Task statement:
Each entry below is to be written out exactly, and the pictures are to be left out.

[Charts and diagrams as code]

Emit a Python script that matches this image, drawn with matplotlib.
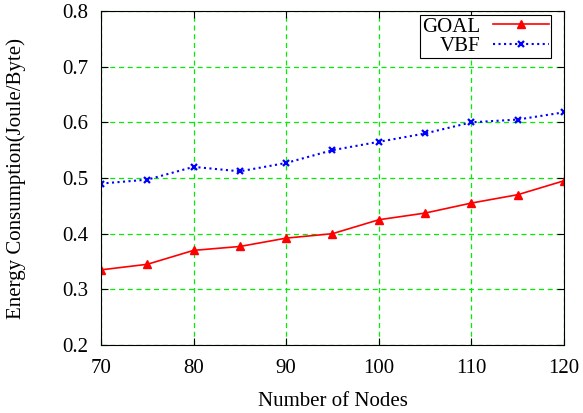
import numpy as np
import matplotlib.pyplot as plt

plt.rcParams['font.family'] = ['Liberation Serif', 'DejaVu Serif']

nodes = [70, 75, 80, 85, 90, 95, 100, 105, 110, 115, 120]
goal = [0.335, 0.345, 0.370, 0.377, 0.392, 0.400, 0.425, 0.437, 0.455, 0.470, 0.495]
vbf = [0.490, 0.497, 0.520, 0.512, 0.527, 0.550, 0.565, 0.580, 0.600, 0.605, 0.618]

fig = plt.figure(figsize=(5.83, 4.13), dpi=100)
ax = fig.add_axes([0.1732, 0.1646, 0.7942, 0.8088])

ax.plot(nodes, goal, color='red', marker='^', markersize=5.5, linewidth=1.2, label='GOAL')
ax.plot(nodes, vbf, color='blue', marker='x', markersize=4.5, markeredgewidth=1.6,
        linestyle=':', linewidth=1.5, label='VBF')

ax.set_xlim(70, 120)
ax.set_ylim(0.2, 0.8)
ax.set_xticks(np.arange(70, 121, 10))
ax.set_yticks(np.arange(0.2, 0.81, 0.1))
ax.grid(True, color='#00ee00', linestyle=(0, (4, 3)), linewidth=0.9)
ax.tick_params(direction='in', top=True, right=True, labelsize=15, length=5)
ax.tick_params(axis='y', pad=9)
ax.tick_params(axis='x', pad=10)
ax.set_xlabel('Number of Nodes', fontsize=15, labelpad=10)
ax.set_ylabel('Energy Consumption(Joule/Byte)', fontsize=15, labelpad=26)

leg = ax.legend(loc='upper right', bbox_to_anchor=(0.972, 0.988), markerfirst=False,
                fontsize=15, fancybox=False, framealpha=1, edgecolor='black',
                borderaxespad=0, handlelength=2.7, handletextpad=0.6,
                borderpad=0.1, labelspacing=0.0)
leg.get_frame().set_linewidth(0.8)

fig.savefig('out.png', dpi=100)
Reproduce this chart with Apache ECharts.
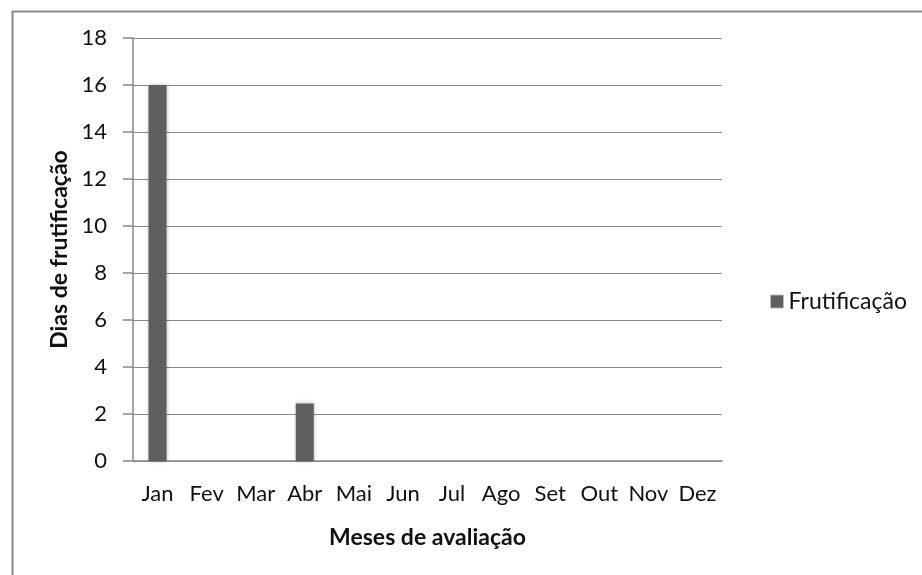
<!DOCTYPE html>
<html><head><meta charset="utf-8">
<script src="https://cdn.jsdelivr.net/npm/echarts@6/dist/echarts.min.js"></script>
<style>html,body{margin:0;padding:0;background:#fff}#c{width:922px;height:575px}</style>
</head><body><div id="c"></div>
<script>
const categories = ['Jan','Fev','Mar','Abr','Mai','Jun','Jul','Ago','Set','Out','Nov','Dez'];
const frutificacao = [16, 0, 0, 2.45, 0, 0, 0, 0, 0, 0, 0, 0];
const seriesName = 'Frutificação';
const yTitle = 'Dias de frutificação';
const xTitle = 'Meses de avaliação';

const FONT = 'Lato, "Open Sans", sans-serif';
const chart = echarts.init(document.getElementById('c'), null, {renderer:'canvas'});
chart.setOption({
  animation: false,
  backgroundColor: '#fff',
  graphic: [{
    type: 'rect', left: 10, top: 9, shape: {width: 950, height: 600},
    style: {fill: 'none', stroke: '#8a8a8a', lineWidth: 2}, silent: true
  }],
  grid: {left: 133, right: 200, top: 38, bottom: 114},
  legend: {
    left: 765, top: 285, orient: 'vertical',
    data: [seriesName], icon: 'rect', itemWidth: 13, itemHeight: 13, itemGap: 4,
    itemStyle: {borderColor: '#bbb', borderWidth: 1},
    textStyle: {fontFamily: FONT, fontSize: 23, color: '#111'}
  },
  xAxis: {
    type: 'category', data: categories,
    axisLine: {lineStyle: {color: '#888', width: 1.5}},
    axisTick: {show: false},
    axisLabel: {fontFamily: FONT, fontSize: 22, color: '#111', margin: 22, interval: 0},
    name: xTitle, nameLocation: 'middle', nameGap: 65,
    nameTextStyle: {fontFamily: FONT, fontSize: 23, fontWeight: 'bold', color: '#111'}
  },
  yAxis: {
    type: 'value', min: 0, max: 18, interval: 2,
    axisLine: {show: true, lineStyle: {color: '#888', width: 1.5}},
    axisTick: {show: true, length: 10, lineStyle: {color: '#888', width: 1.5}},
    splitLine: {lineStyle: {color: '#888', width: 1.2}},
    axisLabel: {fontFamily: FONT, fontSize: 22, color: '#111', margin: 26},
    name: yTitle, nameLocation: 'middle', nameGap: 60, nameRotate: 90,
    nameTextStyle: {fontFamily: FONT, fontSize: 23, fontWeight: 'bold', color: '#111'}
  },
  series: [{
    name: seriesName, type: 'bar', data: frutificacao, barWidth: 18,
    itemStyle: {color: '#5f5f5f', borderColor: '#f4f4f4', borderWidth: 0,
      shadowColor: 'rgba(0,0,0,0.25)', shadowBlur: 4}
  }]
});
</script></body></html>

Reply:
Emit a Python script that matches this image, drawn with matplotlib.
import numpy as np
import matplotlib.pyplot as plt

plt.rcParams['font.family'] = ['Liberation Serif', 'DejaVu Serif']

nodes = [70, 75, 80, 85, 90, 95, 100, 105, 110, 115, 120]
goal = [0.335, 0.345, 0.370, 0.377, 0.392, 0.400, 0.425, 0.437, 0.455, 0.470, 0.495]
vbf = [0.490, 0.497, 0.520, 0.512, 0.527, 0.550, 0.565, 0.580, 0.600, 0.605, 0.618]

fig = plt.figure(figsize=(5.83, 4.13), dpi=100)
ax = fig.add_axes([0.1732, 0.1646, 0.7942, 0.8088])

ax.plot(nodes, goal, color='red', marker='^', markersize=5.5, linewidth=1.2, label='GOAL')
ax.plot(nodes, vbf, color='blue', marker='x', markersize=4.5, markeredgewidth=1.6,
        linestyle=':', linewidth=1.5, label='VBF')

ax.set_xlim(70, 120)
ax.set_ylim(0.2, 0.8)
ax.set_xticks(np.arange(70, 121, 10))
ax.set_yticks(np.arange(0.2, 0.81, 0.1))
ax.grid(True, color='#00ee00', linestyle=(0, (4, 3)), linewidth=0.9)
ax.tick_params(direction='in', top=True, right=True, labelsize=15, length=5)
ax.tick_params(axis='y', pad=9)
ax.tick_params(axis='x', pad=10)
ax.set_xlabel('Number of Nodes', fontsize=15, labelpad=10)
ax.set_ylabel('Energy Consumption(Joule/Byte)', fontsize=15, labelpad=26)

leg = ax.legend(loc='upper right', bbox_to_anchor=(0.972, 0.988), markerfirst=False,
                fontsize=15, fancybox=False, framealpha=1, edgecolor='black',
                borderaxespad=0, handlelength=2.7, handletextpad=0.6,
                borderpad=0.1, labelspacing=0.0)
leg.get_frame().set_linewidth(0.8)

fig.savefig('out.png', dpi=100)
Reproduce this chart with Apache ECharts.
<!DOCTYPE html>
<html><head><meta charset="utf-8">
<script src="https://cdn.jsdelivr.net/npm/echarts@6/dist/echarts.min.js"></script>
<style>html,body{margin:0;padding:0;background:#fff}#c{width:922px;height:575px}</style>
</head><body><div id="c"></div>
<script>
const categories = ['Jan','Fev','Mar','Abr','Mai','Jun','Jul','Ago','Set','Out','Nov','Dez'];
const frutificacao = [16, 0, 0, 2.45, 0, 0, 0, 0, 0, 0, 0, 0];
const seriesName = 'Frutificação';
const yTitle = 'Dias de frutificação';
const xTitle = 'Meses de avaliação';

const FONT = 'Lato, "Open Sans", sans-serif';
const chart = echarts.init(document.getElementById('c'), null, {renderer:'canvas'});
chart.setOption({
  animation: false,
  backgroundColor: '#fff',
  graphic: [{
    type: 'rect', left: 10, top: 9, shape: {width: 950, height: 600},
    style: {fill: 'none', stroke: '#8a8a8a', lineWidth: 2}, silent: true
  }],
  grid: {left: 133, right: 200, top: 38, bottom: 114},
  legend: {
    left: 765, top: 285, orient: 'vertical',
    data: [seriesName], icon: 'rect', itemWidth: 13, itemHeight: 13, itemGap: 4,
    itemStyle: {borderColor: '#bbb', borderWidth: 1},
    textStyle: {fontFamily: FONT, fontSize: 23, color: '#111'}
  },
  xAxis: {
    type: 'category', data: categories,
    axisLine: {lineStyle: {color: '#888', width: 1.5}},
    axisTick: {show: false},
    axisLabel: {fontFamily: FONT, fontSize: 22, color: '#111', margin: 22, interval: 0},
    name: xTitle, nameLocation: 'middle', nameGap: 65,
    nameTextStyle: {fontFamily: FONT, fontSize: 23, fontWeight: 'bold', color: '#111'}
  },
  yAxis: {
    type: 'value', min: 0, max: 18, interval: 2,
    axisLine: {show: true, lineStyle: {color: '#888', width: 1.5}},
    axisTick: {show: true, length: 10, lineStyle: {color: '#888', width: 1.5}},
    splitLine: {lineStyle: {color: '#888', width: 1.2}},
    axisLabel: {fontFamily: FONT, fontSize: 22, color: '#111', margin: 26},
    name: yTitle, nameLocation: 'middle', nameGap: 60, nameRotate: 90,
    nameTextStyle: {fontFamily: FONT, fontSize: 23, fontWeight: 'bold', color: '#111'}
  },
  series: [{
    name: seriesName, type: 'bar', data: frutificacao, barWidth: 18,
    itemStyle: {color: '#5f5f5f', borderColor: '#f4f4f4', borderWidth: 0,
      shadowColor: 'rgba(0,0,0,0.25)', shadowBlur: 4}
  }]
});
</script></body></html>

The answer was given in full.